Johnny didn’t move. His eyes were wide and his face was very white. He moved his mouth but couldn’t talk.

“Help him, Rodney,” Joe said. “But do it easy.”

Rodney took Johnny’s arm in a gentle grasp and tugged him backwards.

“Everything’s got to go real slow,” Joe said.

Owen glanced at a pitchfork and Joe shook his head.

“No,” Joe said. “It’s not what you think. I can’t go to a hospital. None of us want the law involved. I’m sorry about scaring your brother.”

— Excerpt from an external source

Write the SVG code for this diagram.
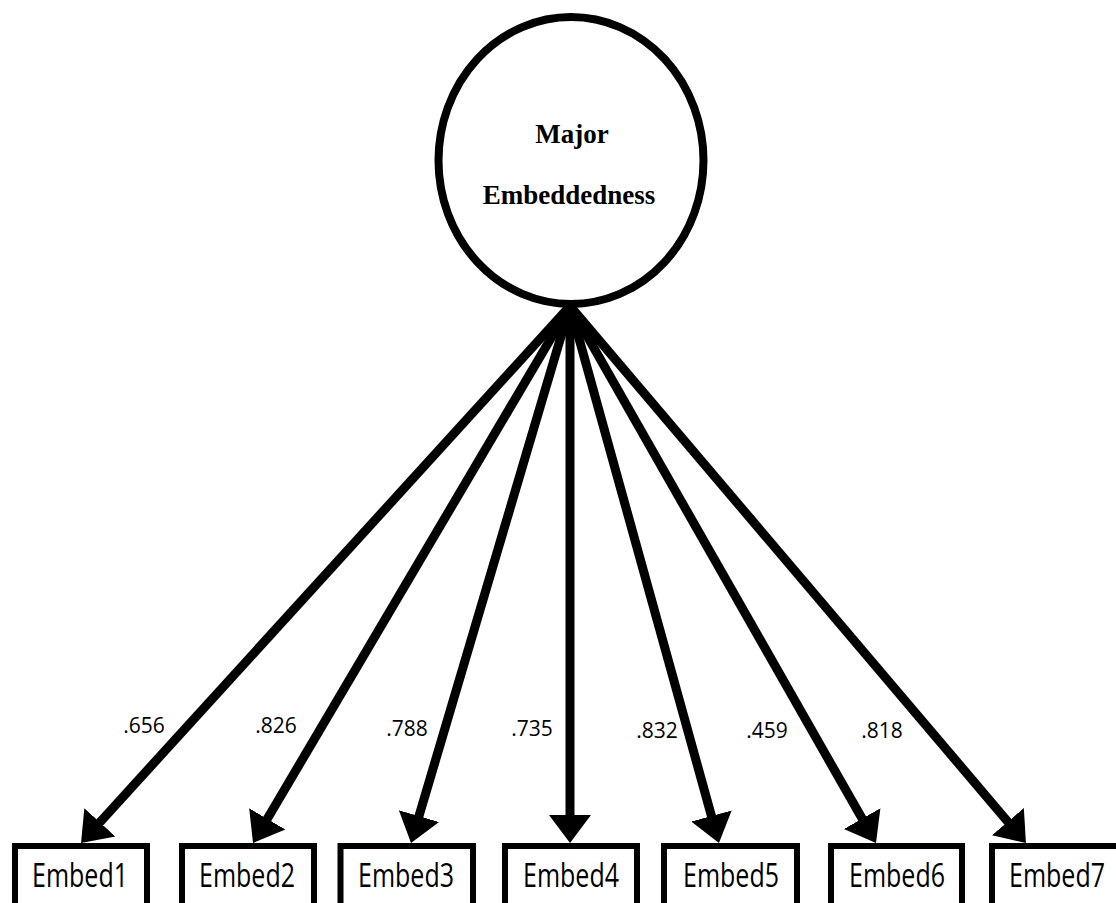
<svg xmlns="http://www.w3.org/2000/svg" width="1116" height="903" viewBox="0 0 1116 903">
<style>
.bg{fill:#ffffff}
.latent{fill:#ffffff;stroke:#000000;stroke-width:8}
.box{fill:#ffffff;stroke:#000000;stroke-width:6}
.lt{font-family:"Liberation Serif","Times New Roman",serif;font-weight:bold;font-size:27px;fill:#000000;text-anchor:middle}
.bt{font-family:"Open Sans","Noto Sans",sans-serif;font-size:25px;fill:#000000;text-anchor:middle}
.lab{font-family:"Open Sans","Noto Sans",sans-serif;font-size:21px;fill:#000000;text-anchor:middle}
.edge{stroke:#000000;stroke-width:9;fill:none;marker-end:url(#ah)}
</style>
<defs>
<marker id="ah" markerUnits="userSpaceOnUse" markerWidth="30" markerHeight="44" viewBox="0 -22 30 44" refX="8" refY="0" orient="auto">
<path d="M0,-21 L28,0 L0,21 Z" fill="#000000"/>
</marker>
</defs>
<rect class="bg" x="0" y="0" width="1116" height="903"/>
<g id="connectors">
<line class="edge" x1="570" y1="306" x2="94.5" y2="828.2"/>
<line class="edge" x1="570" y1="306" x2="263.2" y2="825.8"/>
<line class="edge" x1="570" y1="306" x2="416.7" y2="823.8"/>
<line class="edge" x1="570" y1="306" x2="570" y2="823"/>
<line class="edge" x1="570" y1="306" x2="713.6" y2="823.7"/>
<line class="edge" x1="570" y1="306" x2="866.1" y2="825.6"/>
<line class="edge" x1="570" y1="306" x2="1013" y2="827.8"/>
</g>
<g id="labels">
<text class="lab" x="144" y="733">.656</text>
<text class="lab" x="276" y="733">.826</text>
<text class="lab" x="407" y="736">.788</text>
<text class="lab" x="532" y="736">.735</text>
<text class="lab" x="657" y="738">.832</text>
<text class="lab" x="767" y="738">.459</text>
<text class="lab" x="882" y="738">.818</text>
</g>
<g id="major-embeddedness">
<ellipse class="latent" cx="571" cy="160.5" rx="132.5" ry="143.5"/>
<text class="lt" x="572" y="143">Major</text>
<text class="lt" x="569" y="204">Embeddedness</text>
</g>
<g id="embed1">
<rect class="box" x="15" y="846" width="132" height="80"/>
<text class="bt" transform="translate(80,887) scale(1,1.32)">Embed1</text>
</g>
<g id="embed2">
<rect class="box" x="182" y="846" width="132" height="80"/>
<text class="bt" transform="translate(247,887) scale(1,1.32)">Embed2</text>
</g>
<g id="embed3">
<rect class="box" x="340.5" y="846" width="132.5" height="80"/>
<text class="bt" transform="translate(406,887) scale(1,1.32)">Embed3</text>
</g>
<g id="embed4">
<rect class="box" x="505" y="846" width="132" height="80"/>
<text class="bt" transform="translate(571,887) scale(1,1.32)">Embed4</text>
</g>
<g id="embed5">
<rect class="box" x="664" y="846" width="133" height="80"/>
<text class="bt" transform="translate(731,887) scale(1,1.32)">Embed5</text>
</g>
<g id="embed6">
<rect class="box" x="831" y="846" width="131" height="80"/>
<text class="bt" transform="translate(897,887) scale(1,1.32)">Embed6</text>
</g>
<g id="embed7">
<rect class="box" x="992" y="846" width="135" height="80"/>
<text class="bt" transform="translate(1057,887) scale(1,1.32)">Embed7</text>
</g>
</svg>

Joe gathered a deep breath. He lowered the pistol to his bad leg and pressed the barrel into the wound. It felt the same as when Rodney had probed. He held the gun at an angle that matched the entry channel. He caught a sweet scent on the breeze and wondered what grass the horses had been eating.

“Rodney,” Joe said. “I have to trust you to help me afterwards.”

He took another breath. He began a long slow exhalation, and at the end, just as he’d been taught by his father, he slowly squeezed the trigger. There was a terrible roar in the small space. He felt as if someone had struck his leg with a crowbar. He was briefly aware of falling from the table when his perception grew dark at the edges and closed in on itself.

17

He felt nothing. His mind and body were gone, leaving only the faintest sense of space and time. A light was a speck in the vast darkness. Joe willed himself toward it. The light became bright and turned into a rectangle, its edges shimmering. He strained to see it and as weakness took him, he understood that it was a window holding sunlight within its frame.

Later he became aware of a coolness on his face, of someone near him. His leg hurt. He was thirsty.

Joe’s eyes were open and he was staring at a plaster ceiling that had cracked into a network of fine lines. A bare bulb dangled from a ceramic fixture. It was not the ceiling of the cabin. He shifted his weight and an eruption of pain jolted his leg and he remembered with an exhausting suddenness the events on the side of the mountain.

Through the window and many miles away, the sky held crescents of cloud like spilt ashes. A cow scratched its throat on a fence post and Joe wondered if his leg was still attached to his body. When he leaned forward an unthinkable pain took his breath. Sweat spread a sheen across his face. He lay back panting, his body weak.

A woman blocked light as she entered the room.

“Lay still,” she said. “You got healing up to do yet.”

She tugged the blankets to his chin and blotted the perspiration from his forehead. Her touch was firm, the fingers tight with muscle. She held a glass of water to his lips.

“You’d best not move your leg at all.”

He was silent, watching her face. It was very smooth, with large eyes and thick black hair. She was close to his age. Fatigue settled over him.